[This article first appeared in METRO Magazine].

Electric bus use is growing, with nearly half of municipal buses on the road globally expected to be electric by 2025 and the size of the U.S. electric bus market projected to reach $1.95 billion by 2024. With all this change in the (cleaner) air — amid growing environmental concerns, legislation mandating electric vehicle adoption, low maintenance costs, and funding and tax incentives — transit companies that aren’t already using electric buses would do well to consider planning how to integrate them into their fleet.

Although the infrastructure for electric vehicles needs to be considered, including issues such as which batteries to use and where charging stations should be located, integrating electric vehicles into a fleet is about much more than hardware.

The underlying challenge is that electric buses have different needs than diesel ones — perhaps most significantly, they need recharging more often than diesel buses require refueling — and that makes efficient scheduling both more complicated and more necessary than ever.

Here are three important factors that transit agencies, (private) bus operators and schedulers should consider when thinking about incorporating electric buses into their planning and scheduling:

Charge Times

Introducing electric buses  requires operators to consider how charge times affect the planning and scheduling of bus routes and trips. It’s essential for operators to figure out each vehicle’s range limits and the minimum charging requirements for each route, which dictate the level of energy needed for a given trip and the amount of spare energy required. Charging time for each battery type must also be considered.

Since electric buses need more recharging than diesel buses, some drivers may face range anxiety, the fear that the vehicle won’t have enough juice to make it to the end of the route. The goal here is to schedule buses in a way that alleviates range anxiety while also getting the most value out of the vehicles by keeping them on the road while incorporating charge times into the schedule at the right junctures.

To do that, it’s important to build a charging strategy that answers questions such as:

What’s the range and minimum battery capacity for a given trip? For example, a bus with 70% remaining charge could have a remaining range of 45 miles and remaining time of 4 hours and 20 minutes. Once you know the baseline, the schedule can take that into account.

What’s the maximum widespread? The duration of a break at the depot is more significant for electric buses than diesel ones, since it dictates the potential for increasing the vehicle’s charge.
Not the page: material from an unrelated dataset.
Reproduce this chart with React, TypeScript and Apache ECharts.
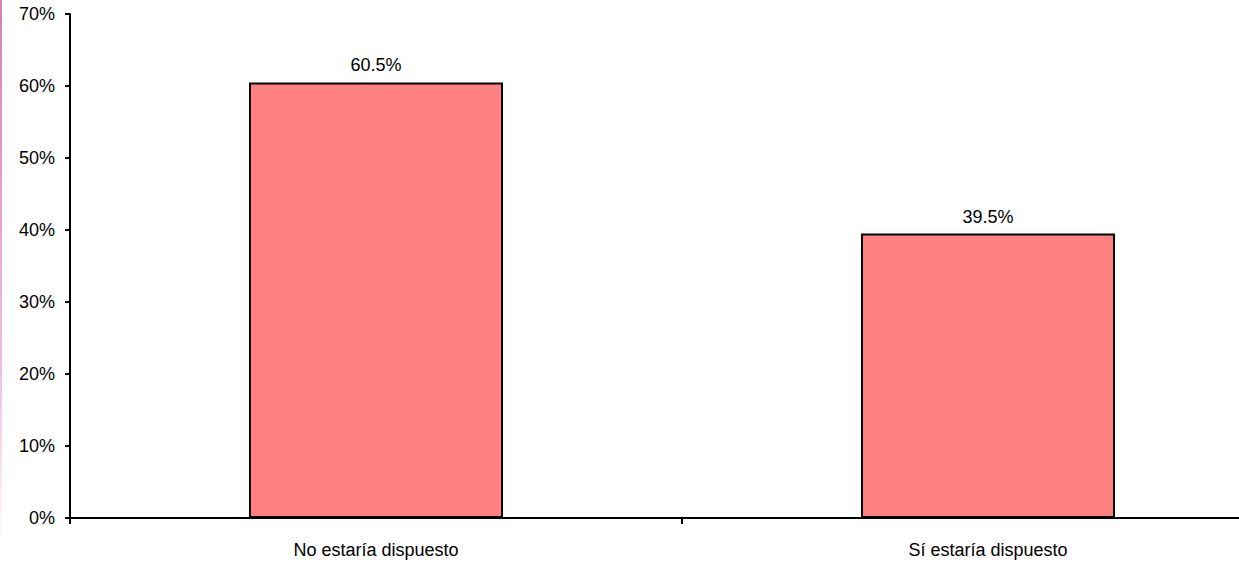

How many recharging events do you want to have? For instance, if you have multiple short charging events instead of long charges, you may be able to keep a vehicle at a lower remaining charge if you know it will be recharged shortly. But in some circumstances it may be better to charge just once at night.

What kind of batteries and chargers are used for each vehicle? Important variables include the type, capacity and discharge rate of the batteries as well as the battery types supported by the chargers and their charging rate.

Cost

Charging electric buses comes with a new set of cost considerations for operators. There’s a lot of interplay between cost and charging times, since bus schedules must take into account both the amount of time electric buses need to charge and the time of day they do so.

The cost of electricity changes over the course of a 24-hour period, and also varies based on the day of the week and the season. This means operations can exert some control over operational costs for electric buses by timing their charging events accordingly, but must be careful to consider the demand charges imposed by electric utilities at peak times, which can have a significant effects on cost.

Cost can also be affected by the type of recharging event, whether for longer periods during off-peak hours or shorter bursts throughout the day.

The lifetime cost of electric buses is lower than diesel buses, despite the demand charges and the higher initial cost of electric buses, a Columbia University electric bus analysis for New York City Transit found. The savings are due to lower operational costs, including maintenance and charging. In addition, battery costs are expected to decline in the coming years, further lowering the overall cost of ownership.

Fleet Size

Just as charge time scheduling can influence cost, it can also affect peak vehicle requirements and overall fleet size, since there need to be enough vehicles to allow for quick rotations as one bus gets charged and another moves into active use.

Analyzing multiple scheduling scenarios makes it easier to experiment in order to find the one that best meets needs like reducing PVR.

For example, we used two different charging strategies to see how the length of the charge time would affect the peak vehicle requirement for a hybrid fleet with six diesel buses. We found that when two full, long charges were scheduled per day, the peak vehicle requirement came to nine buses. But it dropped to eight buses with partial recharges that averaged out to four short bursts of energy a day.

Charge times, cost and fleet size are important factors to calculate when planning how best to integrate electric vehicles into a bus fleet. Once these variables are expressed as preferences and constraints, sophisticated scheduling platforms can maximize electric miles by creating efficient schedules that eke the most value out of each bus.